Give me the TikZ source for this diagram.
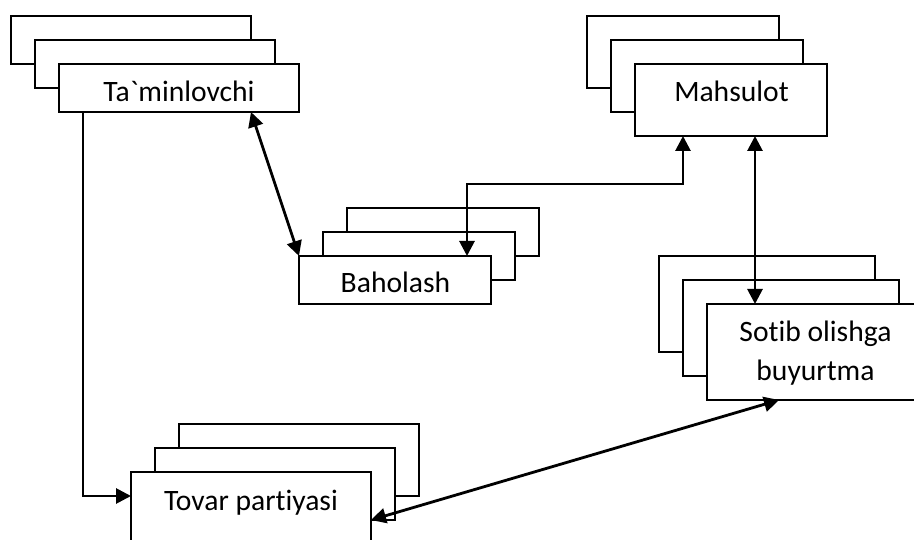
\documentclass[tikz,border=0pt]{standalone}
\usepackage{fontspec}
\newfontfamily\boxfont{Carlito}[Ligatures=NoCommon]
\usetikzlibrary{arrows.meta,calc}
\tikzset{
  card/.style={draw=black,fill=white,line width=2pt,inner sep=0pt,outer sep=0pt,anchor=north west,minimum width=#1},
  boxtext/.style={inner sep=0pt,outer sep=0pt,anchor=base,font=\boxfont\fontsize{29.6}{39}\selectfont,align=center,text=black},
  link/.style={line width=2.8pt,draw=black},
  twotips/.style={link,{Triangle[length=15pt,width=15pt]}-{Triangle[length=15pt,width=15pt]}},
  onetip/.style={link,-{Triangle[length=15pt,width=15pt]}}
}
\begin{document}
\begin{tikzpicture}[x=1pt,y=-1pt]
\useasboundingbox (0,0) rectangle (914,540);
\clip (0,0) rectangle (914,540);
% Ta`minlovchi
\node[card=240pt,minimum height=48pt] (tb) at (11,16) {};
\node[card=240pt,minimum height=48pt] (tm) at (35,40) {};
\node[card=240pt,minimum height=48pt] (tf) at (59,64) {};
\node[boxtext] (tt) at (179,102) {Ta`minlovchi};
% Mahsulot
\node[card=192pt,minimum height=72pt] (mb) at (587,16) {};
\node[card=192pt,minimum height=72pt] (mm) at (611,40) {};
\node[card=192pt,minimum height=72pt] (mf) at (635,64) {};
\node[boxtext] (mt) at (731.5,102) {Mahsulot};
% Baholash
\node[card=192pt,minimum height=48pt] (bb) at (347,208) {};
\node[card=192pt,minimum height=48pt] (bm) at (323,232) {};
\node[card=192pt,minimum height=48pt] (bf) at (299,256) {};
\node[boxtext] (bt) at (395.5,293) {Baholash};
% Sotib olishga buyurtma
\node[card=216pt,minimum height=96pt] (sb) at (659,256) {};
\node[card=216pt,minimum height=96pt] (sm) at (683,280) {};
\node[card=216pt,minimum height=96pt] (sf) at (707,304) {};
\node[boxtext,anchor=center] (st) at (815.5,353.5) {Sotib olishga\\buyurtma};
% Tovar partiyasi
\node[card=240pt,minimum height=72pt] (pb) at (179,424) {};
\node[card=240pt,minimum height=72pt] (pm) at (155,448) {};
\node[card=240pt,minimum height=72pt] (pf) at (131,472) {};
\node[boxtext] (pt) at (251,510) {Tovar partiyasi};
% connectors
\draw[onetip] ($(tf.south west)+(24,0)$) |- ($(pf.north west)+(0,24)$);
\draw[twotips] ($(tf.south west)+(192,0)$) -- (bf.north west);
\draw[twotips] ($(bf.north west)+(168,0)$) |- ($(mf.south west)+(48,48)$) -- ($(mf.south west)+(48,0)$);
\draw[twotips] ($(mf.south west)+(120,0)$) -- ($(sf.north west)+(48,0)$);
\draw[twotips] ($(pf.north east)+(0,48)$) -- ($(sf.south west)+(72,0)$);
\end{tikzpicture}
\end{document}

——

Write out the listing word for word, omitting the pictures it holds.

Give me the TikZ source for this diagram.
\documentclass[tikz,border=0pt]{standalone}
\usepackage{fontspec}
\newfontfamily\boxfont{Carlito}[Ligatures=NoCommon]
\usetikzlibrary{arrows.meta,calc}
\tikzset{
  card/.style={draw=black,fill=white,line width=2pt,inner sep=0pt,outer sep=0pt,anchor=north west,minimum width=#1},
  boxtext/.style={inner sep=0pt,outer sep=0pt,anchor=base,font=\boxfont\fontsize{29.6}{39}\selectfont,align=center,text=black},
  link/.style={line width=2.8pt,draw=black},
  twotips/.style={link,{Triangle[length=15pt,width=15pt]}-{Triangle[length=15pt,width=15pt]}},
  onetip/.style={link,-{Triangle[length=15pt,width=15pt]}}
}
\begin{document}
\begin{tikzpicture}[x=1pt,y=-1pt]
\useasboundingbox (0,0) rectangle (914,540);
\clip (0,0) rectangle (914,540);
% Ta`minlovchi
\node[card=240pt,minimum height=48pt] (tb) at (11,16) {};
\node[card=240pt,minimum height=48pt] (tm) at (35,40) {};
\node[card=240pt,minimum height=48pt] (tf) at (59,64) {};
\node[boxtext] (tt) at (179,102) {Ta`minlovchi};
% Mahsulot
\node[card=192pt,minimum height=72pt] (mb) at (587,16) {};
\node[card=192pt,minimum height=72pt] (mm) at (611,40) {};
\node[card=192pt,minimum height=72pt] (mf) at (635,64) {};
\node[boxtext] (mt) at (731.5,102) {Mahsulot};
% Baholash
\node[card=192pt,minimum height=48pt] (bb) at (347,208) {};
\node[card=192pt,minimum height=48pt] (bm) at (323,232) {};
\node[card=192pt,minimum height=48pt] (bf) at (299,256) {};
\node[boxtext] (bt) at (395.5,293) {Baholash};
% Sotib olishga buyurtma
\node[card=216pt,minimum height=96pt] (sb) at (659,256) {};
\node[card=216pt,minimum height=96pt] (sm) at (683,280) {};
\node[card=216pt,minimum height=96pt] (sf) at (707,304) {};
\node[boxtext,anchor=center] (st) at (815.5,353.5) {Sotib olishga\\buyurtma};
% Tovar partiyasi
\node[card=240pt,minimum height=72pt] (pb) at (179,424) {};
\node[card=240pt,minimum height=72pt] (pm) at (155,448) {};
\node[card=240pt,minimum height=72pt] (pf) at (131,472) {};
\node[boxtext] (pt) at (251,510) {Tovar partiyasi};
% connectors
\draw[onetip] ($(tf.south west)+(24,0)$) |- ($(pf.north west)+(0,24)$);
\draw[twotips] ($(tf.south west)+(192,0)$) -- (bf.north west);
\draw[twotips] ($(bf.north west)+(168,0)$) |- ($(mf.south west)+(48,48)$) -- ($(mf.south west)+(48,0)$);
\draw[twotips] ($(mf.south west)+(120,0)$) -- ($(sf.north west)+(48,0)$);
\draw[twotips] ($(pf.north east)+(0,48)$) -- ($(sf.south west)+(72,0)$);
\end{tikzpicture}
\end{document}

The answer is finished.